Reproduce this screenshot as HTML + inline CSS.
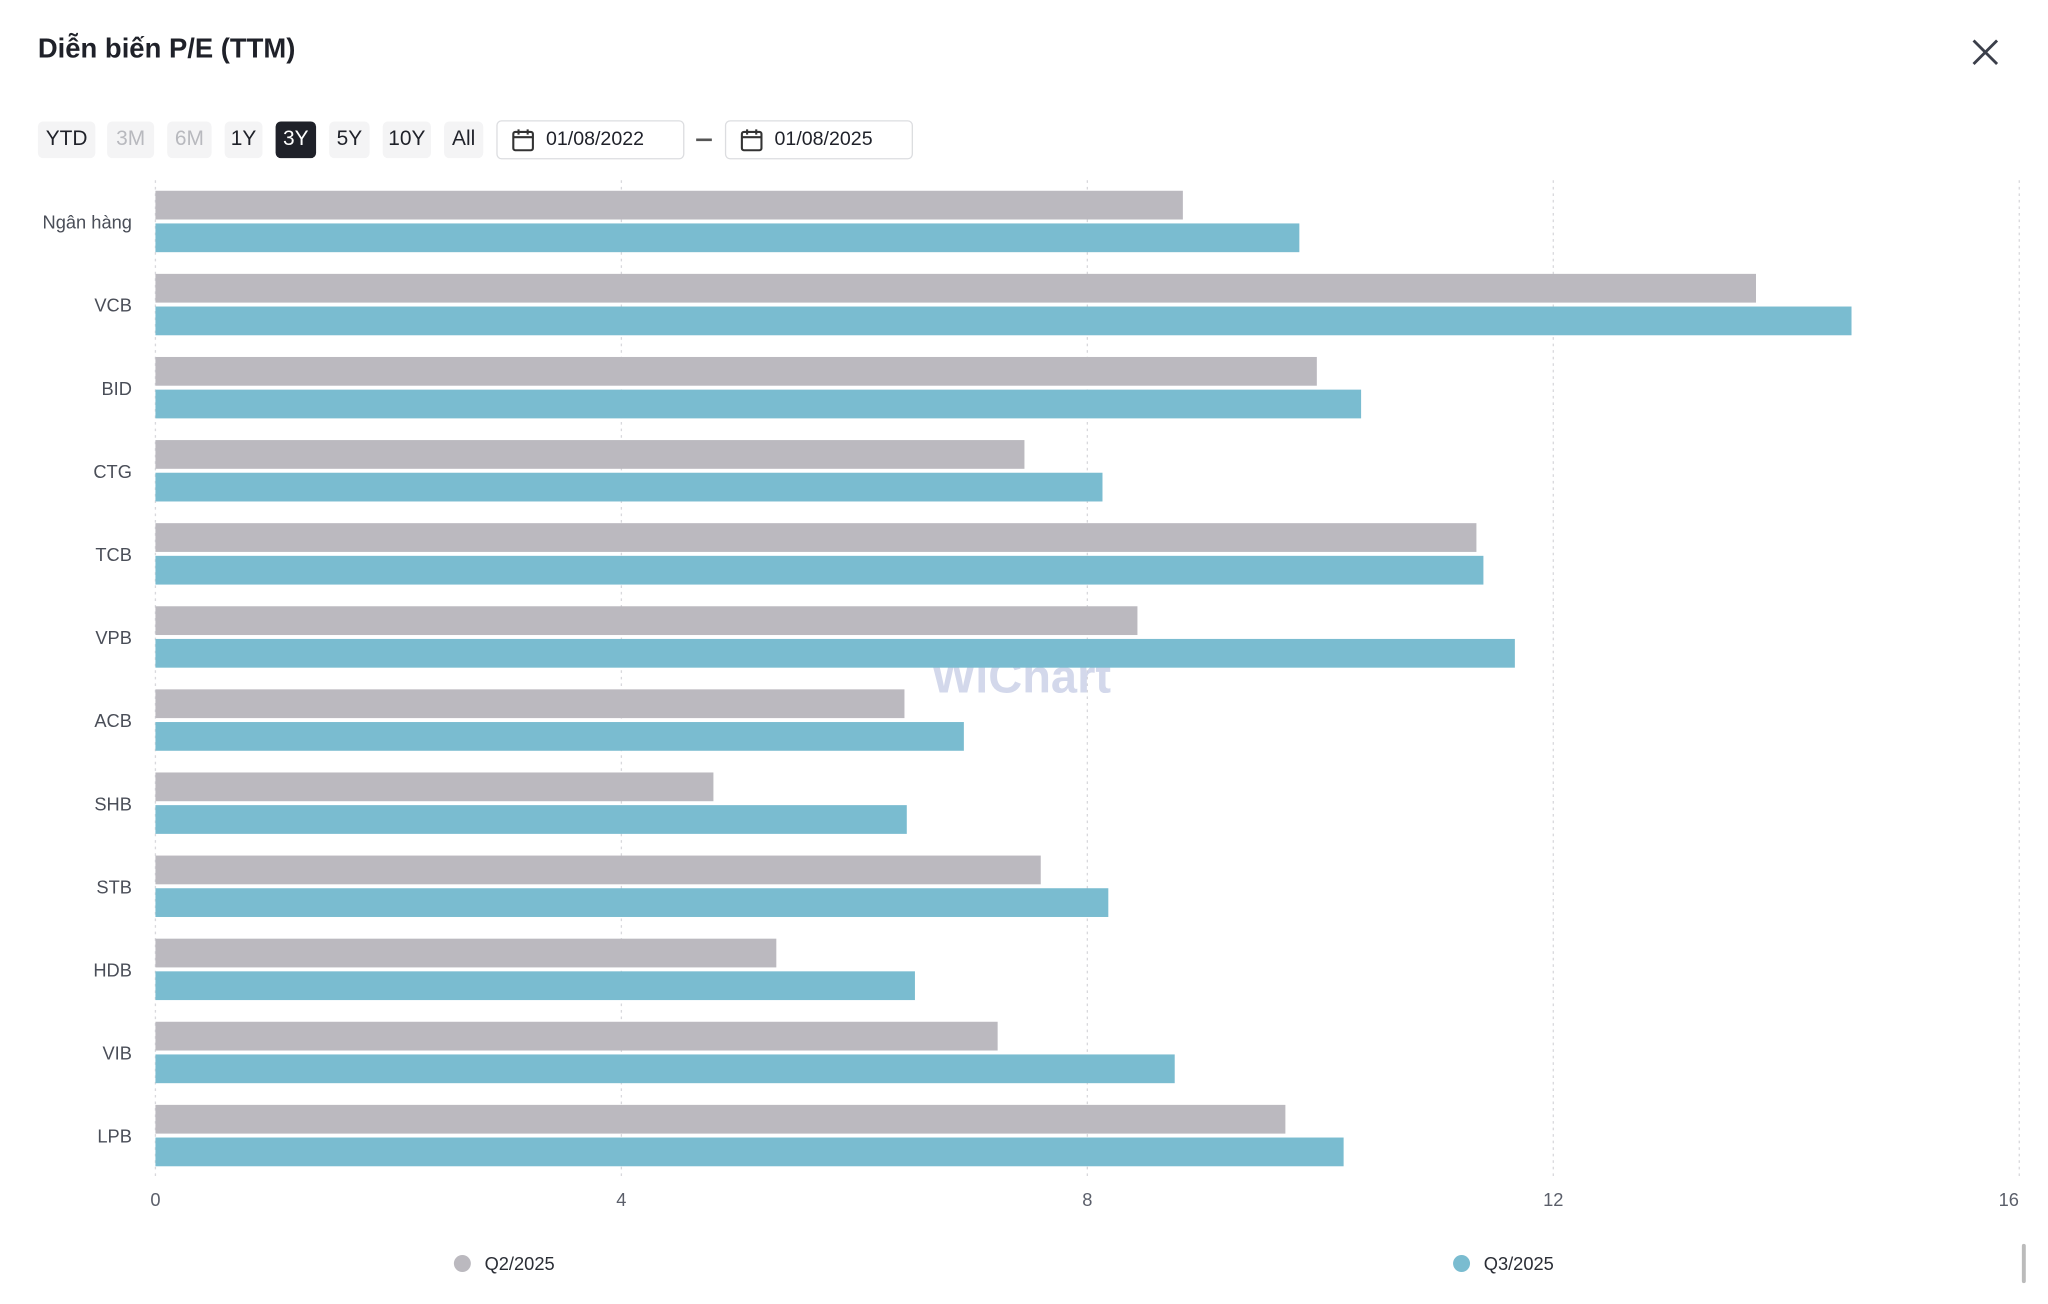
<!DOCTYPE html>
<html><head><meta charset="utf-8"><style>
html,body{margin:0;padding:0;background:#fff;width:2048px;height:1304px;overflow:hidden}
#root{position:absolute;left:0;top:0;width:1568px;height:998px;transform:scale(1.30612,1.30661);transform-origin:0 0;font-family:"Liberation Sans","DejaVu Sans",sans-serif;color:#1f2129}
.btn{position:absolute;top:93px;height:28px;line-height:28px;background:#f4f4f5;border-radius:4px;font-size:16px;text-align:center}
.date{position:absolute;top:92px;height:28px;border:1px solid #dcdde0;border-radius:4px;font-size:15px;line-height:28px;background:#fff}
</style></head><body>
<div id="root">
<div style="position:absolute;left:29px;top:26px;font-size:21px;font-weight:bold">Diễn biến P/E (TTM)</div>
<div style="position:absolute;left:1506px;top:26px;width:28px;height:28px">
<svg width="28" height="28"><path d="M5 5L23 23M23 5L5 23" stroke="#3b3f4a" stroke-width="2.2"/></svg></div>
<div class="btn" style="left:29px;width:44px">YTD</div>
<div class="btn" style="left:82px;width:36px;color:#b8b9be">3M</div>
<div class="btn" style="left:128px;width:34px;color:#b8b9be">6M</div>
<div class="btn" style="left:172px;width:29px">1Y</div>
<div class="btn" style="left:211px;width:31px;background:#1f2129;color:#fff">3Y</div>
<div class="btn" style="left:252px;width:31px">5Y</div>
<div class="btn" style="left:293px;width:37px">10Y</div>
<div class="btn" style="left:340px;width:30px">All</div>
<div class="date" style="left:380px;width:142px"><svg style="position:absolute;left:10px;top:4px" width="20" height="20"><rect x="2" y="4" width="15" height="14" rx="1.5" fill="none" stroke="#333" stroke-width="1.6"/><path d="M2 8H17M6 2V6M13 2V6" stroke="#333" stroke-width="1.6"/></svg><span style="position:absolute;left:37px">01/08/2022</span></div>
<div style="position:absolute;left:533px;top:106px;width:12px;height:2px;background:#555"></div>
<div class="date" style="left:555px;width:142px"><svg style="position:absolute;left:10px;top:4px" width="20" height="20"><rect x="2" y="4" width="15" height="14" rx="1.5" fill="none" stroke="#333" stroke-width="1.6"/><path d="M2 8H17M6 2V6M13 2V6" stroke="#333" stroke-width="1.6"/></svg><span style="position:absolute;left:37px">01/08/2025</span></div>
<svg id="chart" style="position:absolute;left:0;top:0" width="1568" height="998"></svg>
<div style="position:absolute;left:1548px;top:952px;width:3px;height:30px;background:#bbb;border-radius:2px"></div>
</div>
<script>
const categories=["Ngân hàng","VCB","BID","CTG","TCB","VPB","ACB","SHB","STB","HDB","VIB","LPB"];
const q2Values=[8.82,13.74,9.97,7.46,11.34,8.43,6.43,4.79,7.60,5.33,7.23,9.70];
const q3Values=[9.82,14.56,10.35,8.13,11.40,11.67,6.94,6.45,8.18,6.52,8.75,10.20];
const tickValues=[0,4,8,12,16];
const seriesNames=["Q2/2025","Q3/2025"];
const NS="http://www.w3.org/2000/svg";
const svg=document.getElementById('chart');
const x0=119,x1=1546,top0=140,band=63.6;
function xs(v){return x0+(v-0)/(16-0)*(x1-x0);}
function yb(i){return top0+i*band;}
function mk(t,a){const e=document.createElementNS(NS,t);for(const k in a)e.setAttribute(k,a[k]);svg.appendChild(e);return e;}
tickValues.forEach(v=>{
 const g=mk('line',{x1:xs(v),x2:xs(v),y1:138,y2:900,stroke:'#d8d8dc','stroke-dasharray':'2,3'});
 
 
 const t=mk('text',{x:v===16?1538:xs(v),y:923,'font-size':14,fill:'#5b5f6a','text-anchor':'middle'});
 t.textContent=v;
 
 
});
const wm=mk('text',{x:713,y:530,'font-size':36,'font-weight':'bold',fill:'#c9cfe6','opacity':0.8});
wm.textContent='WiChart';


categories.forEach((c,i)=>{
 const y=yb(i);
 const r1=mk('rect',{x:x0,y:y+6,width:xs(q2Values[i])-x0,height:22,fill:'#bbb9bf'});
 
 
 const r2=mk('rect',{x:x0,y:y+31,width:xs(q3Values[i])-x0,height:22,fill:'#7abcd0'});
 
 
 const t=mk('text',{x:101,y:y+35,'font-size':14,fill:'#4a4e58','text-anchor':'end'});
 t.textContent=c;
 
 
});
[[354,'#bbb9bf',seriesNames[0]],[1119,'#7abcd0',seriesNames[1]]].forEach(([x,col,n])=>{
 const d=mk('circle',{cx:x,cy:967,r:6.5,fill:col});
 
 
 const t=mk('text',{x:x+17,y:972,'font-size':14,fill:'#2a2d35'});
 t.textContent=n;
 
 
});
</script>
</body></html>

▬▬▬

*Instruction:*
The material above must be printed exactly, with its pictures left out.

*The completed task:*
Reproduce this screenshot as HTML + inline CSS.
<!DOCTYPE html>
<html><head><meta charset="utf-8"><style>
html,body{margin:0;padding:0;background:#fff;width:2048px;height:1304px;overflow:hidden}
#root{position:absolute;left:0;top:0;width:1568px;height:998px;transform:scale(1.30612,1.30661);transform-origin:0 0;font-family:"Liberation Sans","DejaVu Sans",sans-serif;color:#1f2129}
.btn{position:absolute;top:93px;height:28px;line-height:28px;background:#f4f4f5;border-radius:4px;font-size:16px;text-align:center}
.date{position:absolute;top:92px;height:28px;border:1px solid #dcdde0;border-radius:4px;font-size:15px;line-height:28px;background:#fff}
</style></head><body>
<div id="root">
<div style="position:absolute;left:29px;top:26px;font-size:21px;font-weight:bold">Diễn biến P/E (TTM)</div>
<div style="position:absolute;left:1506px;top:26px;width:28px;height:28px">
<svg width="28" height="28"><path d="M5 5L23 23M23 5L5 23" stroke="#3b3f4a" stroke-width="2.2"/></svg></div>
<div class="btn" style="left:29px;width:44px">YTD</div>
<div class="btn" style="left:82px;width:36px;color:#b8b9be">3M</div>
<div class="btn" style="left:128px;width:34px;color:#b8b9be">6M</div>
<div class="btn" style="left:172px;width:29px">1Y</div>
<div class="btn" style="left:211px;width:31px;background:#1f2129;color:#fff">3Y</div>
<div class="btn" style="left:252px;width:31px">5Y</div>
<div class="btn" style="left:293px;width:37px">10Y</div>
<div class="btn" style="left:340px;width:30px">All</div>
<div class="date" style="left:380px;width:142px"><svg style="position:absolute;left:10px;top:4px" width="20" height="20"><rect x="2" y="4" width="15" height="14" rx="1.5" fill="none" stroke="#333" stroke-width="1.6"/><path d="M2 8H17M6 2V6M13 2V6" stroke="#333" stroke-width="1.6"/></svg><span style="position:absolute;left:37px">01/08/2022</span></div>
<div style="position:absolute;left:533px;top:106px;width:12px;height:2px;background:#555"></div>
<div class="date" style="left:555px;width:142px"><svg style="position:absolute;left:10px;top:4px" width="20" height="20"><rect x="2" y="4" width="15" height="14" rx="1.5" fill="none" stroke="#333" stroke-width="1.6"/><path d="M2 8H17M6 2V6M13 2V6" stroke="#333" stroke-width="1.6"/></svg><span style="position:absolute;left:37px">01/08/2025</span></div>
<svg id="chart" style="position:absolute;left:0;top:0" width="1568" height="998"></svg>
<div style="position:absolute;left:1548px;top:952px;width:3px;height:30px;background:#bbb;border-radius:2px"></div>
</div>
<script>
const categories=["Ngân hàng","VCB","BID","CTG","TCB","VPB","ACB","SHB","STB","HDB","VIB","LPB"];
const q2Values=[8.82,13.74,9.97,7.46,11.34,8.43,6.43,4.79,7.60,5.33,7.23,9.70];
const q3Values=[9.82,14.56,10.35,8.13,11.40,11.67,6.94,6.45,8.18,6.52,8.75,10.20];
const tickValues=[0,4,8,12,16];
const seriesNames=["Q2/2025","Q3/2025"];
const NS="http://www.w3.org/2000/svg";
const svg=document.getElementById('chart');
const x0=119,x1=1546,top0=140,band=63.6;
function xs(v){return x0+(v-0)/(16-0)*(x1-x0);}
function yb(i){return top0+i*band;}
function mk(t,a){const e=document.createElementNS(NS,t);for(const k in a)e.setAttribute(k,a[k]);svg.appendChild(e);return e;}
tickValues.forEach(v=>{
 const g=mk('line',{x1:xs(v),x2:xs(v),y1:138,y2:900,stroke:'#d8d8dc','stroke-dasharray':'2,3'});
 
 
 const t=mk('text',{x:v===16?1538:xs(v),y:923,'font-size':14,fill:'#5b5f6a','text-anchor':'middle'});
 t.textContent=v;
 
 
});
const wm=mk('text',{x:713,y:530,'font-size':36,'font-weight':'bold',fill:'#c9cfe6','opacity':0.8});
wm.textContent='WiChart';


categories.forEach((c,i)=>{
 const y=yb(i);
 const r1=mk('rect',{x:x0,y:y+6,width:xs(q2Values[i])-x0,height:22,fill:'#bbb9bf'});
 
 
 const r2=mk('rect',{x:x0,y:y+31,width:xs(q3Values[i])-x0,height:22,fill:'#7abcd0'});
 
 
 const t=mk('text',{x:101,y:y+35,'font-size':14,fill:'#4a4e58','text-anchor':'end'});
 t.textContent=c;
 
 
});
[[354,'#bbb9bf',seriesNames[0]],[1119,'#7abcd0',seriesNames[1]]].forEach(([x,col,n])=>{
 const d=mk('circle',{cx:x,cy:967,r:6.5,fill:col});
 
 
 const t=mk('text',{x:x+17,y:972,'font-size':14,fill:'#2a2d35'});
 t.textContent=n;
 
 
});
</script>
</body></html>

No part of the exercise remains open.